A Federal High Court in Lagos Friday issued an order directing two commercial banks to surrender N1.4 billion Paris and London Club loans in their custody.
Justice Mojisola Olatoregun ordered the banks to temporarily forfeit the loans. Olatoregun made the order while granting an ex-parte application filed and argued before her court by the Economic and Financial Crimes Commission (EFCC) through its lawyer, Mr Ekene Iheanacho.
Listed as respondents in the suit are Melrose General Services Limited: WASP Networks Ltd and Thebe Wellness Services.
The report (Vanguard):
The court also ordered the EFCC to notify whoever is interested in the said money to appear before it and show cause why same should not be finally forfeited.
The Judge directed the EFCC to publish the temporary forfeiture order in a National newspaper for the respondents or anyone who is interested in the money to appear before the court and show cause within 14 days why final forfeiture order will not be made.
The EFCC in an affidavit deposed to by one of its investigators, Usman Zakari, stated that on May 26, 2016, the 36 state-governors through the Nigerian Governors Forum (NGF) engaged the services of a consortium of consultants.
He said it was for the purpose of verification, reconciliation and recovery of over-deductions on Paris and London Club Loans on the account of states and local government between 1995 to 2002.
The deponent stated that the consortium carried out the said assignment of verification, reconciliation and recovery of the said Paris and London Club loans on the states and local government between 1995 and 2002.
He said it came up with a total sum of $6. 483, 282, 424. 61, as due for a refund to the states.
He stated that the report of the Consortium dated Aug. 31, 2016, showing a break down of the debt profile state by state and over-deductions was addressed to the Minister of Finance and that the report was submitted to the NGF.
He further stated that following the report, the President of the Federal Republic of Nigeria approved an initial payment of the sum of 1.7 million dollars for the benefit of the various states.
He also stated that in line with the request of the state governors, the Ministry of Finance through the Central Bank of Nigeria (CBN), paid the sum of 86 million dollars and N19 billion, respectfully into the Bank accounts for the NGF, purportedly to defray incidental expenses.
He also stated that the said sum was paid into one of the Bank account’s of NGF on Dec. 8, 2016; and on Dec.14, 2016.
The NGF paid the sum of N4.3 billion to the Consortium as part of agreed consultancy fee.
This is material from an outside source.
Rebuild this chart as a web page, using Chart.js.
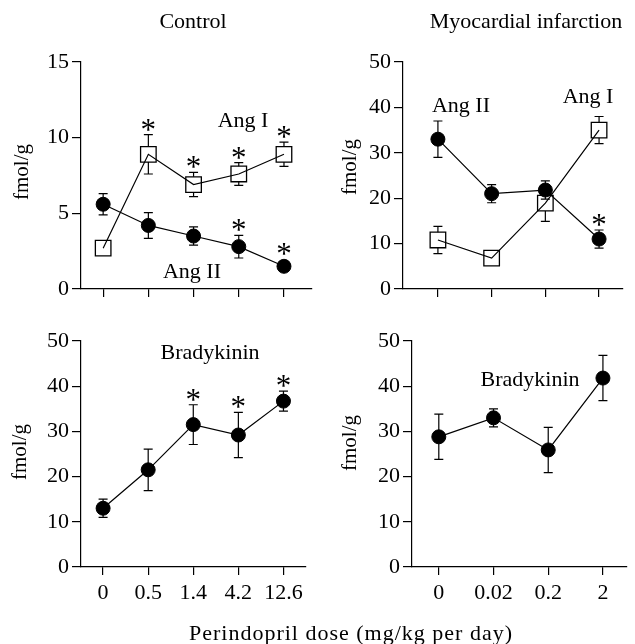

It was also stated that the first respondent, Melrose General Services Ltd, whose alter ego is one Robert Mbonu, was never engaged by the NGF to carry out any consultancy services in relation to the said Paris and London Club refund.
He averred and that in order to obtain public fund, the first respondent recopied and misinterpreted the work of the Consortium to the NGF for payment as if it was first respondent’s work.
He added that based on the act of Mbonu, the first respondent was paid the sum of N3.5 billion by the NGF on Dec.14, 2016, while no consultancy job was executed by the first respondent on behalf of the NGF.
He added that the first respondent account with one of the banks, was negative when the sum of N3.5 billion was credited to it.
He said that between Dec. 15, 2016 and Jan. 20, 2017, the first respondent moved out about N2 billion, in order to launder the money leaving a balance of N1.2 billion before the intervention of the EFCC.
According to the lawyer, the sum of N220 million was voluntarily returned by the first and second respondents, whose representatives also made extra judicial statements.
He thereby stated that interim order of the Court was necessary to forfeit to the Federal government of Nigeria the sum of N1.2 billion in one of the bank’s accounts of the first respondent and the sum of N220 million recovered from both second and third respondents.
The matter has been adjourned until Oct. 30 for hearing.